Workload	When creating a workload, set the CPU and memory limits to improve service robustness.	Deployment	When multiple applications are deployed on the same node, if the upper and lower resource limits are not set for an application, resource leakage occurs. As a result, resources cannot be allocated to other applications, and the application monitoring information will be inaccurate.
	When creating a workload, you can set probes for container health check, including liveness probe and readiness probe.	Reliability	If the health check function is not configured, a pod cannot detect service exceptions or automatically restart the service to restore it. This results in a situation where the pod status is normal but the service in the pod is abnormal.
	When creating a workload, select a proper access mode (Service). Currently, the following types of Services are supported: ClusterIP, NodePort, and LoadBalancer.	Deployment	Improper Service configuration may cause logic confusion for internal and external access and resource waste.
	When creating a workload, do not set the number of replicas for a single pod. Set a proper node scheduling policy based on your service requirements.	Reliability	For example, if the number of replicas of a single pod is set, the service will be abnormal when the node or pod is abnormal. To ensure that your pods can be successfully scheduled, ensure that the node has idle resources for container scheduling after you set the scheduling rule.
	Properly set affinity and anti-affinity.	Reliability	If affinity and anti-affinity are both configured for an application that provides Services externally, Services may fail to be accessed after the application is upgraded or restarted.
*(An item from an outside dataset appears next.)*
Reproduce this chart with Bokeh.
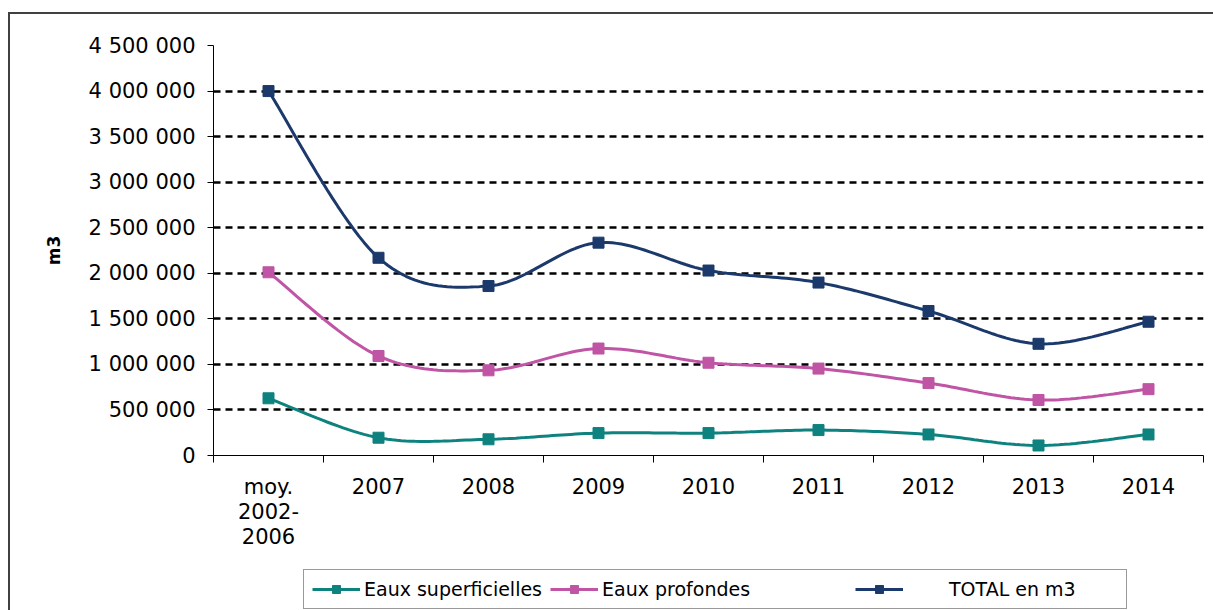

	When creating a workload, set the pre-stop processing command (Lifecycle > Pre-Stop) to ensure that the services running in the pods can be completed in advance in the case of application upgrade or pod deletion.	Reliability	If the pre-stop processing command is not configured, the pod will be directly killed and services will be interrupted during application upgrade.

**Table 2** Data reliability
Category	Check Item	Type	Impact
Container data persistency	Select a proper data volume type based on service requirements.	Reliability	When a node is faulty and cannot be recovered, data in the local disk cannot be recovered. Therefore, you are advised to use cloud storage volumes to ensure data reliability.
Backup	Back up application data.	Reliability	Data cannot be restored after being lost.

**Table 3** O&M reliability
Category	Check Item	Type	Impact
Project	The quotas of ECS, VPC, subnet, EIP, and EVS resources must meet customer requirements.	Deployment	If the quota is insufficient, resources will fail to be created. Specifically, users who have configured auto scaling must have sufficient resource quotas.
	You are not advised to modify kernel parameters, system configurations, cluster core component versions, security groups, and ELB-related parameters on cluster nodes, or install software that has not been verified.	Deployment	Exceptions may occur on CCE clusters or Kubernetes components on the node, making the node unavailable for application deployment.
	Do not modify information about resources created by CCE, such as security groups and EVS disks. Resources created by CCE are labeled cce.	Deployment	CCE cluster functions may be abnormal.
Proactive O&M	CCE provides multi-dimensional monitoring and alarm reporting functions, allowing users to locate and rectify faults as soon as possible. Application Operations Management (AOM): The default basic resource monitoring of CCE covers detailed container-related metrics and provides alarm reporting functions. Open source Prometheus: A monitoring tool for cloud native applications. It integrates an independent alarm system to provide more flexible monitoring and alarm reporting functions.	Monitoring	If the alarms are not configured, the standard of container cluster performance cannot be established. When an exception occurs, you cannot receive alarms and will need to manually locate the fault.